May 1 – August 18, 2019
Denver Art Museum

This first major museum exhibition of artist Jordan Casteel (b. 1989, Denver) presents almost thirty paintings, from 2014 to present, showing the artist’s evolving practice and themes from cityscapes and subway scenes to women and local business owners. The oversized portraits with bold colors and intentional heavy contrast exude a clear and bold presence of the individuals and places that perhaps often aren’t paid more than a glance. In Benyam (2018), a trio of individuals at what appears to be a wine bar, look square into the viewers, their poses comfortable but intentional, background details like art on the walls and a plant, wine glasses, lacking much detail, complete the aura of the image, questioning who and what this art is about—those in the painting, those looking, or the moment of looking? Figures depicted sometimes vulnerable, sometimes jovial, always at ease, each one staring deeply at the viewer, presenting an intimate exhibition experience.

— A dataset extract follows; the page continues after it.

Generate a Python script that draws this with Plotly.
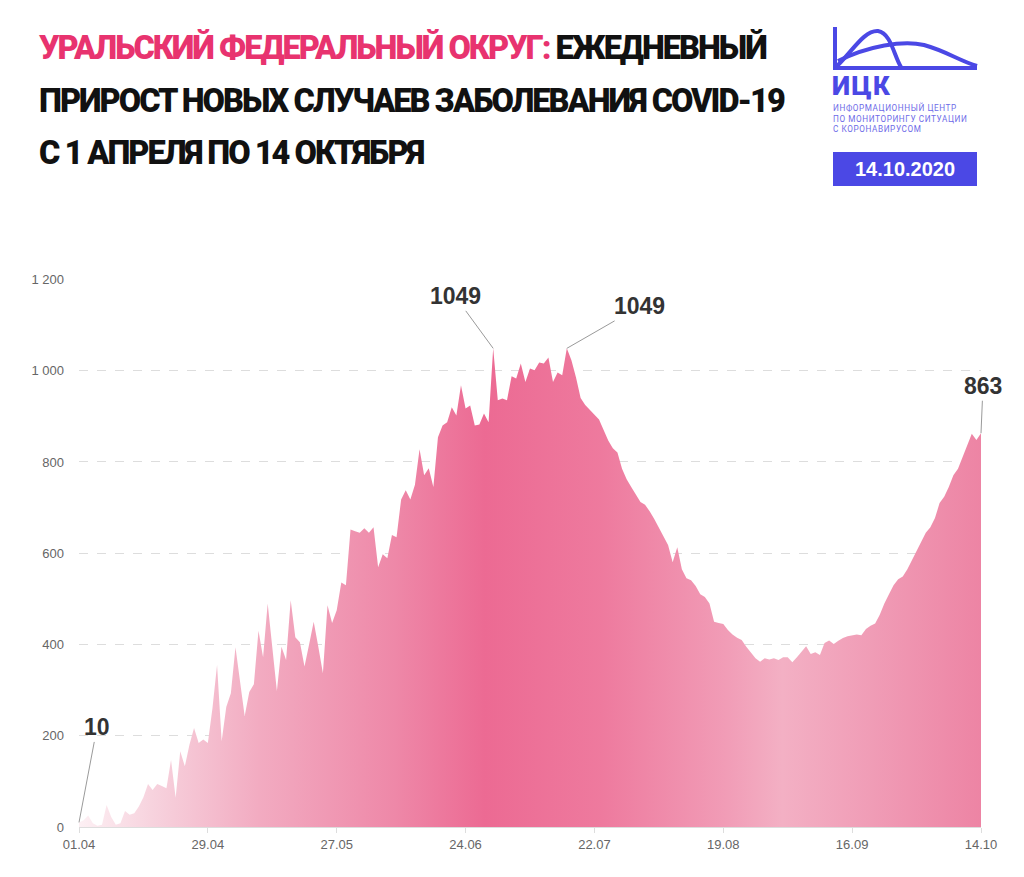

SAYA WOOLFALK: EXPEDITION TO THE CHIMACLOUD

March 1 – September 1, 2019
The Nelson-Atkins Museum of Art, Kansas City

Artist Saya Woolfalk (b. 1979, Japan) created ChimaCloud, an alternative digital universe, via an extensive narrative of a fictional race of women she named the Empathics. This exhibition presents an immersive, multi-media experience incorporating themes of cultural hybridization, technology, identity, ceremonial rituals, and science fiction. Especially for this exhibition installation, Woolfalk drew her inspiration directly from the Nelson-Atkins permanent collection, adding a contextual and localized element. “What I hope is to have people feel a little bit distracted…and because they’re so unclear about where they are, they become open…so that, they can take that sense of openness with them into their everyday lives,” said the artist on the museum website. The bright colors, patterns, figures, and lights will likely transport and fulfill the artist’s want.

The 58th International Art Exhibition

May 11 – November 24, 2019
Biennale Arte 2019, Venice, Italy

For the first time in the history of the Venice Biennale half of those artists who contributed to the main exhibition entitled May You Live in Interesting Times, curated by Ralph Rugoff, are women.

Cathy Wilkes
British Pavilion

Cathy Wilkes’ exhibition, featuring new works created for the Biennale Arte 2019 in Venice, occupies the six rooms of the British Pavilion. The viewers are invited to a space filled with melancholy, stillness, and breath-taking natural Venetian daylight. Visiting Venice Biennale can be an overwhelming experience, with the abundance of artworks, the crowds, the queues and the discussions heard almost everywhere. Wilkes, with her characteristic sensibility and attention to the minutiae of matter, created an intimate space that seems to stand still. She stripped the Pavilion of any adornments and insisted on natural light soaking in. The sculptural installations are accompanied by prints and paintings changing hues and tones with the daily and nightly transformations of light. Those variations in colors and textures brought together into intimate relationships and juxtapositions are subtle and interconnected. Wilkes created a space filled with loss but also hope, invoking a sense of daily rituals, scattered across the rooms, disrupted but also complete.

Renate Bertlmann
Austrian Pavilion

For the first time in the history of Austrian contribution to the Venice Biennale, a female artist widely acclaimed in the international feminist avant-garde, Renate Bertlmann, was selected for a solo exhibition in the Austrian Pavilion. Her installation, entitled Discordo Ergo Sum (I disagree, therefore I am), playing on the Descartesian philosophical principle ‘Cogito Ergo Sum’ (I think, therefore I am), is an ironic statement and a subversion of established sociopolitical hierarchies and dichotomies, also within the art world. The artist appropriates a rich vocabulary of social symbols and reviews them from a feminist position encouraging multitude and diversity. At the heart of the exhibition Bertlmann installed a grid of 312 glass roses (hand blown in Murano) out of which protrude razor sharp blades. This is accompanied by a series of works exploring body images and a piece in front of the pavilion, Amo Ergo Sum (I love, therefore I am), which raise issues concerning the transformative potential of art, and gender violence.